= The Three Treasures of the Giants =

The Three Treasures of the Giants is a Slavonic fairy tale collected by Louis Léger in Contes Populaires Slaves. Andrew Lang included it in The Orange Fairy Book. Ruth Manning-Sanders included it as "King Johnny" in A Book of Giants.

==Synopsis==
A man had three sons. When he was dying, he told his oldest that he would inherit, but must be kind to his mother and his younger brothers; he then gave the older two more advice, and told the youngest son that while he was not clever, he had a kind heart and should follow it.

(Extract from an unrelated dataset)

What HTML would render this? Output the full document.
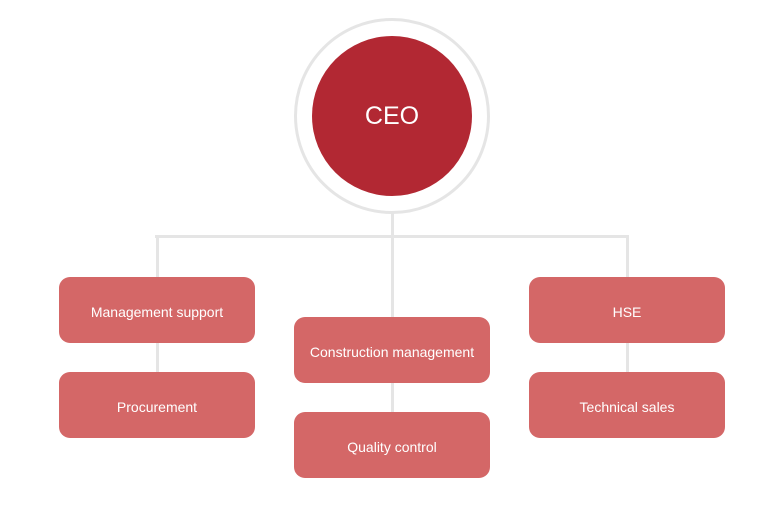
<!DOCTYPE html>
<html><head><meta charset="utf-8"><style>
body{margin:0;width:783px;height:505px;background:#fff;position:relative;overflow:hidden;font-family:"Liberation Sans","Noto Sans CJK KR",sans-serif}
.l{position:absolute;background:#e5e5e5}
.b{position:absolute;width:196px;height:66px;box-sizing:border-box;padding-top:3px;background:#d46767;border-radius:11px;color:#fff;font-size:14px;display:flex;align-items:center;justify-content:center}
</style></head><body>
<div class="l" style="left:155px;top:235px;width:474px;height:3px"></div>
<div class="l" style="left:390.5px;top:205px;width:3px;height:112px"></div>
<div class="l" style="left:155.5px;top:235px;width:3px;height:140px"></div>
<div class="l" style="left:625.5px;top:235px;width:3px;height:140px"></div>
<div class="l" style="left:390.5px;top:380px;width:3px;height:34px"></div>
<div style="position:absolute;left:294px;top:18px;width:190px;height:190px;border:3px solid #e5e5e5;border-radius:50%;background:#fff"></div>
<div style="position:absolute;left:312px;top:36px;width:160px;height:160px;border-radius:50%;background:#b22833;color:#fff;font-size:25px;display:flex;align-items:center;justify-content:center">CEO</div>
<div class="b" style="left:59px;top:277px">Management support</div>
<div class="b" style="left:59px;top:372px">Procurement</div>
<div class="b" style="left:294px;top:317px">Construction management</div>
<div class="b" style="left:294px;top:412px">Quality control</div>
<div class="b" style="left:529px;top:277px">HSE</div>
<div class="b" style="left:529px;top:372px">Technical sales</div>
</body></html>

After he died, the sons set out to seek their fortune; the older two wanted to leave the youngest behind, but their mother said there was nothing for him there. The older two carried great sacks of food, the youngest nothing, and the older two grew angry that they had to carry the weight. The youngest rebuked them for claiming not to want to burden their mother, when they took all her food. They shared with him. At night, they ate on their own, and the family of the woodcutter shared with the youngest, so that he ate better than they did. They set out to lose him in the wood and found a castle. It was empty of people but had a room filled with copper coins, another with silver, and a third with gold, and the two older emptied their sacks at each room to fill them up. When the youngest ate the food they had dropped, they drove him off and returned to their mother with the money.

The youngest went back to the castle and made a bag of his jacket to take some gold. The giants returned and caught him. They told him they would spare him if he guarded their treasures, and gave him a table to feed himself at; if he knocked on it, it gave him a feast. One day he grew tired of guarding and went off, taking the table. He found a hermit and gave him a feast; the hermit offered to trade the table for a trumpet that would bring him an army when he blew it. The youngest son agreed, but when he went on his way, he regretted it, blew the trumpet, and had the soldiers take back the table. He went on and found another hermit; after another feast, the hermit offered him a bag that contained as many castles as he liked. He agreed, but again had the soldiers take back the table.

Going back home, he stayed with his brothers a time, and the secret leaked out. The king borrowed the table, and tried to substitute a false one. The youngest son used the trumpet and the king offered to give back the table and let him marry the princess. He agreed. When he produced a castle to live in, the king said he was old and weak and made him king.

===Ending for variants===
In Lang's variant, the youngest son lived to be old and happy, but his descendants were too proud to look after the treasure and so were overcome.

In Manning-Sanders's variants, the hermits arrived and demanded the table; because they could not both take it to their hermitages, the princess proposed that they remain at the castle and eat there every day. This made the son feel guilty, so he went back to offer it to the giants who told them they did not want it because it made food for men.